What would happen if auto-decline was reversed is that judges would have sole discretion to decide whether a child should be tried as a juvenile or as an adult—in essence, whether the potential still exists for successful rehabilitation, or whether the youth has already crossed that threshold.
“It’s the height of absurdity that we would take away a judge’s discretion to allow the right thing to happen,” Perez says.
Prosecutors, on the other hand, say that auto-decline provides peace of mind and enhances public safety by ensuring that every 16- and 17-year-old charged with a serious offense is tried as an adult. Otherwise, a single judge is forced to make a subjective decision that determines whether a youth enters the juvenile or adult system.

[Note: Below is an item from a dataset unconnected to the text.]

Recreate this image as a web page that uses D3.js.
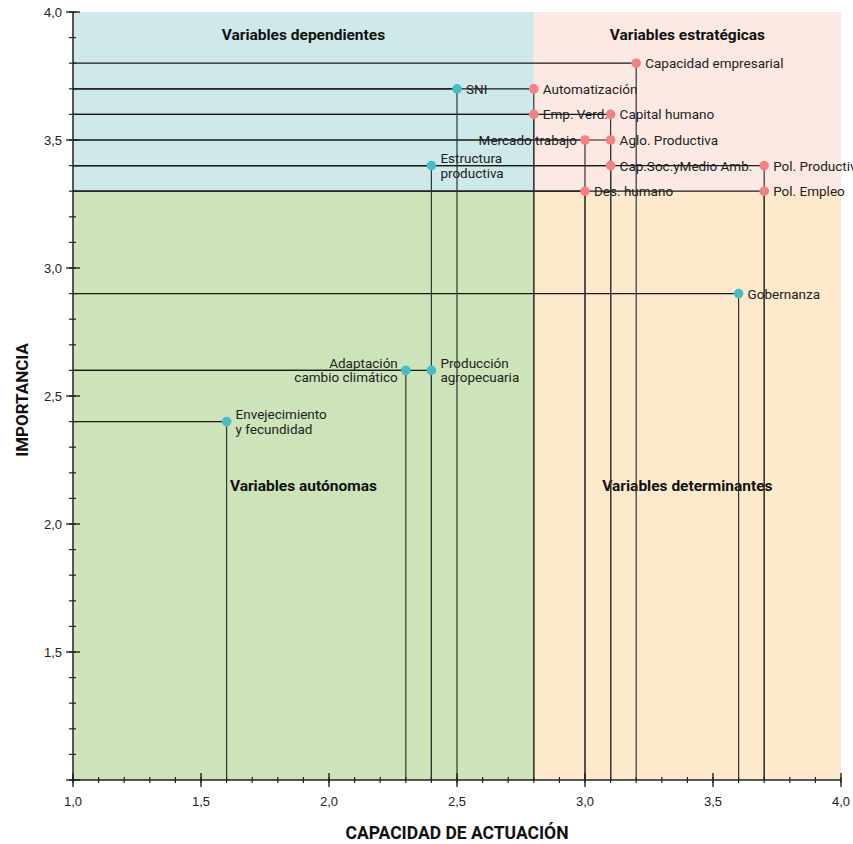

“[Auto-decline] tips the balance in favor of public safety when a 16- or 17-year-old offender commits murder, aggravated assault, or armed robbery,” King County Prosecutor Dan Satterberg says. “In those cases, the legislature has determined that adult sanctions will protect the public better than keeping the case in juvenile court, with its limited jurisdiction.”
Tom McBride, head of the Washington Association of Prosecuting Attorneys, points out that kids convicted as adults are usually sent to juvenile facilities until they turn 18. But they often spend significant time in adult jail while awaiting trial, and youth advocates say there’s a good chance any progress a 16- or 17-year-old might have made during a year or two with JRA would be lost when they are transferred to an adult prison.
McBride feels the system is fine and should be left alone. “Juvenile and adult state prison and detention populations have decreased,” he says. “The current balance is working, and should be allowed to continue.”
Dickerson says she’s working hard to round up support for her auto-decline reversal bill, House Bill 1289. When asked if she’s afraid the public will see her as being soft on crime, she says it’s a fear always on the mind of legislators. “But I like to say the evidence is pretty clear that we need to be smart on crime and that we are actually making the public less safe if we send kids into the adult system,” she says. “The evidence shows that they’re far more likely to come out and re-offend than young people who are put into the juvenile rehabilitation system.”
Auto-decline supporters, like McBride, dispute that evidence, saying there’s no uniform system for states to report recidivism rates, and that the data may be flawed.
But behind the talk of recidivism rates and the mountain of research are individual stories, both of kids heading down the wrong path, like Chambers, and those, like Ague, who are making progress and have seemingly been rehabilitated.
For Harris, it’s hard to see people think of her grandson as a monster.
“The judge, she felt that he was Al Capone, I’m assuming,” Harris says. “But are all young people, because they come into the justice system, are they all supposedly great criminals? I don’t think so. There are a lot of kids that have issues and problems.”